━━━ DATASET ENTRIES ━━━

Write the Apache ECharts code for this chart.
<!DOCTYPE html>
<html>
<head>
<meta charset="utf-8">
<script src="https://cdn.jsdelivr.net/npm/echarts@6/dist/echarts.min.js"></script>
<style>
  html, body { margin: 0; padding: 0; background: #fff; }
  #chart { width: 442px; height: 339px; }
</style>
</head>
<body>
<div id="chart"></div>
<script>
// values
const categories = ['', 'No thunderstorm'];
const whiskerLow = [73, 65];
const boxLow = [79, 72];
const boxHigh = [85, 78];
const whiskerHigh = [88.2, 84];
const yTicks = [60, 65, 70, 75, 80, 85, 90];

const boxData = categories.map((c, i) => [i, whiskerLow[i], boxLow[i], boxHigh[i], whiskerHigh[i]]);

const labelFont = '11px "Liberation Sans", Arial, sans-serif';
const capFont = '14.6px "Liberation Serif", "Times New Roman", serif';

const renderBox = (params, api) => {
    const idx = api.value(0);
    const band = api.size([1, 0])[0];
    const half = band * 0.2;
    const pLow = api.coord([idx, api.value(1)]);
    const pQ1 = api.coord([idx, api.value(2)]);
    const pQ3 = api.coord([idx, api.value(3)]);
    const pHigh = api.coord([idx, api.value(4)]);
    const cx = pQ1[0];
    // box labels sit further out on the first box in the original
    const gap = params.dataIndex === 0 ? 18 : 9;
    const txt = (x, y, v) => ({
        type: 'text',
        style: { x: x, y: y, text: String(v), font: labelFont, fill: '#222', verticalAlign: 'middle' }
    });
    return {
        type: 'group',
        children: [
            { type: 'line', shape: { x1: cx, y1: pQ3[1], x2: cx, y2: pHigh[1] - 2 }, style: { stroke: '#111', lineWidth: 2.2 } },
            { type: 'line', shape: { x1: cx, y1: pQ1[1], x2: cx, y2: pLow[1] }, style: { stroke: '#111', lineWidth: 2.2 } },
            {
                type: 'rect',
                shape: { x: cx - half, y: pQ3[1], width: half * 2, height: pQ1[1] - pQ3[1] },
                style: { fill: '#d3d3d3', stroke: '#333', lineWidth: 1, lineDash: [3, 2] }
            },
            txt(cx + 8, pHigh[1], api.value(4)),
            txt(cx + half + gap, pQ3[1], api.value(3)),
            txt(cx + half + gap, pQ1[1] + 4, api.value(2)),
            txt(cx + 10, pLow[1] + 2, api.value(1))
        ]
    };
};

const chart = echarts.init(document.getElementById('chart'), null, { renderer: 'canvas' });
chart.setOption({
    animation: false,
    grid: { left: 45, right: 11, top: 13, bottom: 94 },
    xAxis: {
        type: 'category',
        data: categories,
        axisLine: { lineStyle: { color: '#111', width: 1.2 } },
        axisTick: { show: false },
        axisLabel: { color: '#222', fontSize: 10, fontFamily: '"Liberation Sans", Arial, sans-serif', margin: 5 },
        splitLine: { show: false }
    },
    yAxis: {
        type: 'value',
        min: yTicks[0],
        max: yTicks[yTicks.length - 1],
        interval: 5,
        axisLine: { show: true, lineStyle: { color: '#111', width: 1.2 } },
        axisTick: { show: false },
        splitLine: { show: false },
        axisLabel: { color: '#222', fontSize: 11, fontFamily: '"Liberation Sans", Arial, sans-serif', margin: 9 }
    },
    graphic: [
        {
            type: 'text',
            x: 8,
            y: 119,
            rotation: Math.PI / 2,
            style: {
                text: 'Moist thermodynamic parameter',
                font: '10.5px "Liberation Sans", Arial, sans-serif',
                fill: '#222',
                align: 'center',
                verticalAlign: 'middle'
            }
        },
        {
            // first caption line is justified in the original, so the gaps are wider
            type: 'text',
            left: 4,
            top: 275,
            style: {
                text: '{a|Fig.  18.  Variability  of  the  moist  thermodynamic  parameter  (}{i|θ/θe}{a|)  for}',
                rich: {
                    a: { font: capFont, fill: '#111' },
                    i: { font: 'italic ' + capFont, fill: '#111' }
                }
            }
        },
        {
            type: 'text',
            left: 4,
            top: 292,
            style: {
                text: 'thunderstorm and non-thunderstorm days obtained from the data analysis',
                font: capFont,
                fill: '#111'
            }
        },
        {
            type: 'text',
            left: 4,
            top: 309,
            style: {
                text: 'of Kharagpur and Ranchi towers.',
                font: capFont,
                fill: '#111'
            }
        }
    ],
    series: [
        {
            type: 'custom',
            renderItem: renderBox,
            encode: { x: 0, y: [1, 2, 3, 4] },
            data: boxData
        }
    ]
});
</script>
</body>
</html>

━━━
━━━ DATASET ENTRIES ━━━

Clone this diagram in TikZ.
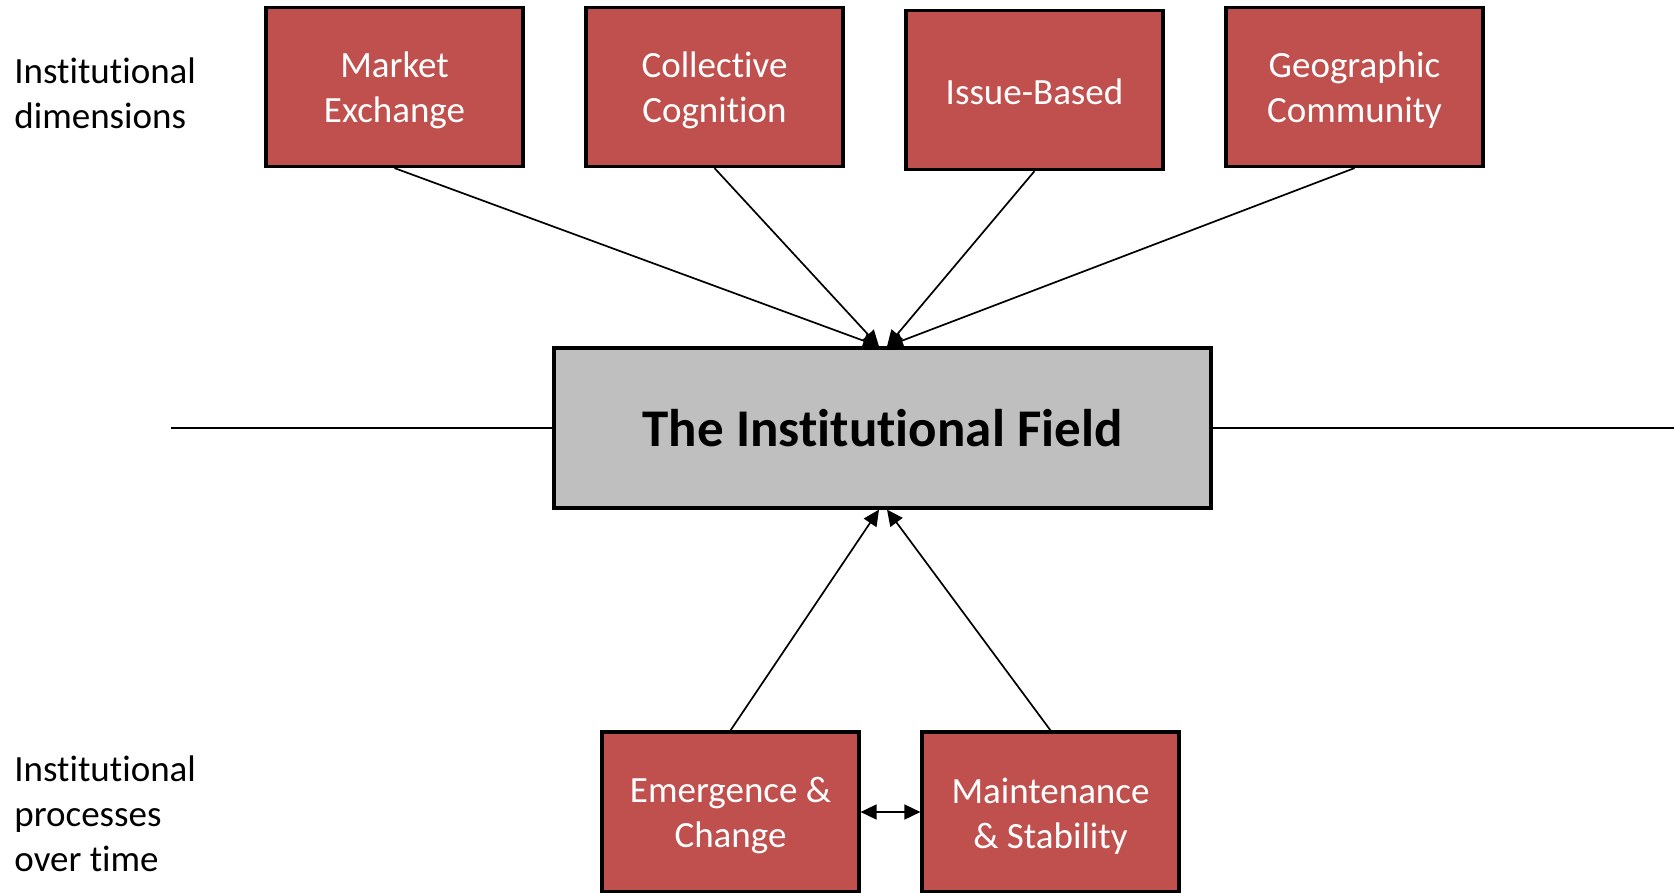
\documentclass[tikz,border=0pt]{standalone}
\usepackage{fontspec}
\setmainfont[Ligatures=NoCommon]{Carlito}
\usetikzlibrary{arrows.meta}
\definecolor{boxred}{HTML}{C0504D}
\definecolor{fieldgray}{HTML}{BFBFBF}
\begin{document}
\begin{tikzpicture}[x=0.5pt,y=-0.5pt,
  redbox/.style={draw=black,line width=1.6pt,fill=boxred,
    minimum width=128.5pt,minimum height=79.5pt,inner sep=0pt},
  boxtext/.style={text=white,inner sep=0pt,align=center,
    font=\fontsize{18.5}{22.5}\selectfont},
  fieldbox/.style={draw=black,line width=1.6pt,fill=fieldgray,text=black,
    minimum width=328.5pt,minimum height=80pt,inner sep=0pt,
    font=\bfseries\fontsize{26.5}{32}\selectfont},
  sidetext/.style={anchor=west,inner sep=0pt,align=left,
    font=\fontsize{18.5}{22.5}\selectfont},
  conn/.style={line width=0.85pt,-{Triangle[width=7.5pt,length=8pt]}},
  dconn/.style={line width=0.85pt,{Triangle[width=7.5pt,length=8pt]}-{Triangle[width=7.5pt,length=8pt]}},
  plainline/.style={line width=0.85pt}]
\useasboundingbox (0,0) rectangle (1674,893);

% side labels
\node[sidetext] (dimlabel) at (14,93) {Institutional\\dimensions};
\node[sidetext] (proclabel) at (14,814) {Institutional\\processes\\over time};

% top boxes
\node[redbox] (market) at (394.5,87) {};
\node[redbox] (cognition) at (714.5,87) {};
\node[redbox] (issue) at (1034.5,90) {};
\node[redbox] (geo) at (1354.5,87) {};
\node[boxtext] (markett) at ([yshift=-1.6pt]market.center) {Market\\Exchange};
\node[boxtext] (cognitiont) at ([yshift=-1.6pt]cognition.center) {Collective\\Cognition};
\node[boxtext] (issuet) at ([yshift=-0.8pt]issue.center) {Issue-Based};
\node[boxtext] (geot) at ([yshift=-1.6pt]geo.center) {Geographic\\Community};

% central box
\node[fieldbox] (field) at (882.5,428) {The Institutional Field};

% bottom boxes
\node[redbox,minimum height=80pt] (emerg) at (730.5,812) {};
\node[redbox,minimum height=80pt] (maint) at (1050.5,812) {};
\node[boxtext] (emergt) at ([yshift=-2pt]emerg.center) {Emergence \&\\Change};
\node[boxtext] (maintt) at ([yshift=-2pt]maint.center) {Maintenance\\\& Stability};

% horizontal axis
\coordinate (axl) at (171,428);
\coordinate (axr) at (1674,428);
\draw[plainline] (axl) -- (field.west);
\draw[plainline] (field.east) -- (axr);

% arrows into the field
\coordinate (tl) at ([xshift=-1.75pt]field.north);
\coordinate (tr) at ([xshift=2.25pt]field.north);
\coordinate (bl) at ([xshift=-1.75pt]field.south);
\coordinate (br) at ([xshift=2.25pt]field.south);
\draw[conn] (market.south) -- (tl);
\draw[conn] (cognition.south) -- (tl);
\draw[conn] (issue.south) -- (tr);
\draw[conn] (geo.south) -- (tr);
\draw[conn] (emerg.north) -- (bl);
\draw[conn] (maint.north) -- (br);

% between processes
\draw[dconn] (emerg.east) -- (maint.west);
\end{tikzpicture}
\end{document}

━━━

*WHAT THE EXERCISE ASKS*:
Each line in the data that holds the string "this" should be found and copied.

*FULL RESPONSE*:
Write the Apache ECharts code for this chart.
Clone this diagram in TikZ.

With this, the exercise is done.